As well as importing the technology and components, developing countries also rely on overseas investment from larger economies like the US to kick start projects. However, the risk associated to a certain currency may affect the confidence of the investor, therefore currency hedging becomes a crucial factor in the planning stage to ensure the investor is protected. In 2013, the sharp decline of the Indian Rupee meant that US investors lost significant profits on renewable energy projects.
Since 2016, we have seen a growing number of new clients being involved in renewable energy projects around the world, not to mention the emergence of flat-pack homes which are designed with solar panels. It was even suggested recently that flat-pack homes could be the answer to the affordable housing shortage in the UK. With developments like these we expect to see a continuation of the trend In the last 4 years, where the percentage of total FX volume attributed to renewable energy and sustainability projects has risen five fold, resulting in FX volume of over £137 million.
The Lithium Age
At the start of 2019 the growth of Electric Vehicles (EV) was highly anticipated. New climate agreements and legislation seemingly pointed towards the EV revolution. As the batteries in electric vehicles rely on lithium, this led to a surge in production ready for sales of EV to kick-off and even had some people asking 'Is lithium the new gold?' However, it didn't quite materialise as the slow-down of the EV market led to over-production and depreciation. Now, midway through 2020 it seems that lithium could be back in the spotlight.
Chile and Argentina - with their salt plane brine deposits - are two of the biggest Lithium producers in the world, alongside Australia and of course China, who rely heavily on Lithium for their vast electronics manufacturing operations. Since the start of the year we have taken on a number of clients who are directly or indirectly involved in importing lithium to the UK or producing the batteries for EV. We have seen over £20 million this year already, which is more than the whole of 2019.
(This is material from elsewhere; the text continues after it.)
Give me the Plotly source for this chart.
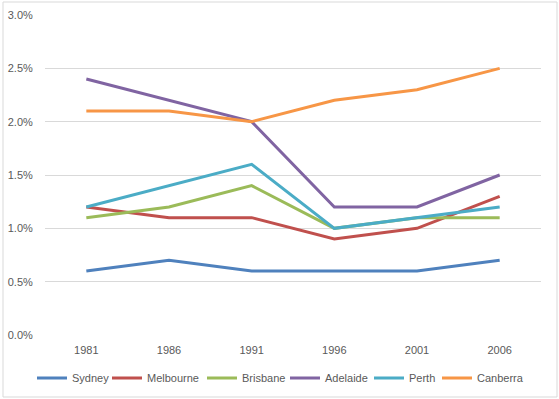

UPFX and our pride in sustainability
With a passion for what we do, we not only want to help our clients but we also want to leave a positive impact on the world in general. With some of the largest banks starting to take a lead on sustainability, we also want to do our bit to ensure that the transition to a greener economy can continue apace. Along with thorough money laundering checks, our team also like to know that the transfer meets our sustainability requirements.